Novella by Carmen Maria Machado, released 2013

Especially Heinous: 272 Views of Law & Order SVU is a 2013 weird fiction novella by American writer Carmen Maria Machado. The story is told in the form of 272 capsule synopses from the first 12 seasons of the police procedural, Law & Order: Special Victims Unit. It was first published in The American Reader, in May 2013, and republished in Machado's 2017 short story collection Her Body and Other Parties.

==Synopsis==
As Elliot Stabler and Olivia Benson investigate standard cases of horrific depravity and cruelty, they gradually find themselves enmeshed in a mysterious situation involving alien abductions, ghosts with bells for eyes, and—perhaps most disturbingly—the appearance of Abler and Henson, two doppelgängers who are living Stabler and Benson's lives better than Stabler and Benson are.

==Reception==
The Huffington Post included the novella on a list of "the 10 Best Short Stories You've Never Read", describing it as "funny, disturbing, canny, and inventive" as well as "engaging, strange, and wholly original." Writing for NPR, K. Tempest Bradford compared it to "Lovecraft meets Dick Wolf", stating that it is her "favorite" of Machado's work, while Strange Horizons called it a "highlight of the year".
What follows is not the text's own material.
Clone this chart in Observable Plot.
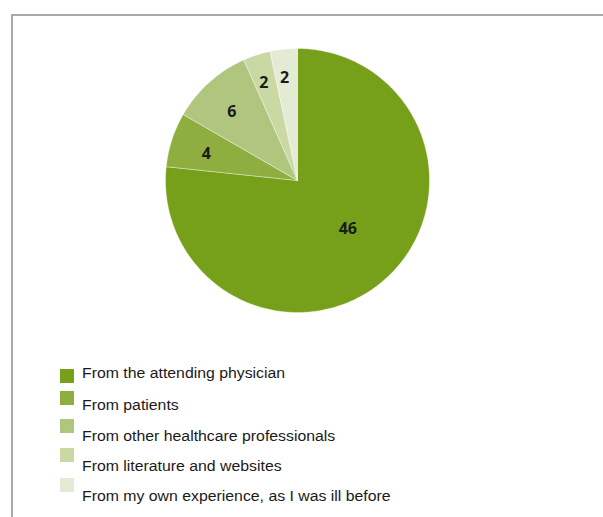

At the Los Angeles Review of Books, Sofia Samatar judged it to be "one of Machado's most powerful and disturbing works", and noted it as an example of how Machado uses stylistic forms other than those of narrative. The Guardian felt it was a "baggy monster" and a "bizarre phantasmagoria" which "satirises the tendency of long-running narratives to become increasingly baroque".

==Background==
Machado has explained the story's genesis as the result of having had episodes of Law and Order: SVU playing continuously on Netflix while she suffered from a fever for three days in 2009.